Omar for denotifying disturbed areas in Kashmir
Chief minister Omar Abdullah is set to recommend denotification of some parts of Jammu and Kashmir declared as disturbed areas and if accepted by the governor will pave the way for removing the Armed Forces Special Powers Act (AFSPA) from those places, highly placed government sources said on Friday.
Sources said Abdullah wants to denotify four districts — Srinagar, Budgam, Jammu and Samba — from the Disturbed Areas Act. This would automatically mean that armed forces would not have any powers under the AFSPA to operate in these areas.

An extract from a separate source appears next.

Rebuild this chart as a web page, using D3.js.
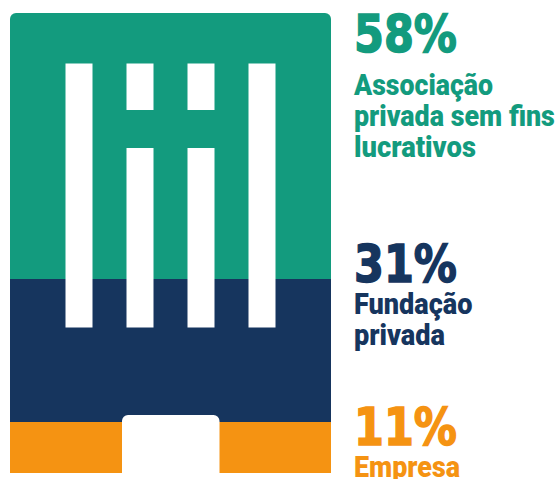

AFSPA is applicable only in places notified as disturbed areas. Sources say the chief minister is "immovable" on the issue. Speaking to reporters in Delhi on Thursday, Union home minister P. Chidambaram had said: "The decision to denotify areas from Disturbed Areas Act would be taken by the governor on the advice of the state government."
"At the moment, what the Jammu and Kashmir chief minister wishes to be done is to denotify areas which had been originally notified as disturbed areas. That is his effort now. That, as I said earlier, is in accordance to the Cabinet committee on security decision which requested him to review the matter in the Unified HQs," Kashmir’s main opposition Peoples Democratic Party, the separatists and Kashmir Bar Association have asked Abdullah to live upto his promise that he made on October 21 when he declared that AFSPA would go within days.
But the reservations of the Indian Army, which fears that terrorists would take advantage of the absence of the empowering laws to the armed forces, has kept the matter pending. The chief minister has met Prime Minister Manmohan Singh, Congress President Sonia Gandhi, defence minister A.K. Antony, Chidambaram and Army Chief V.K. Singh to put across his point.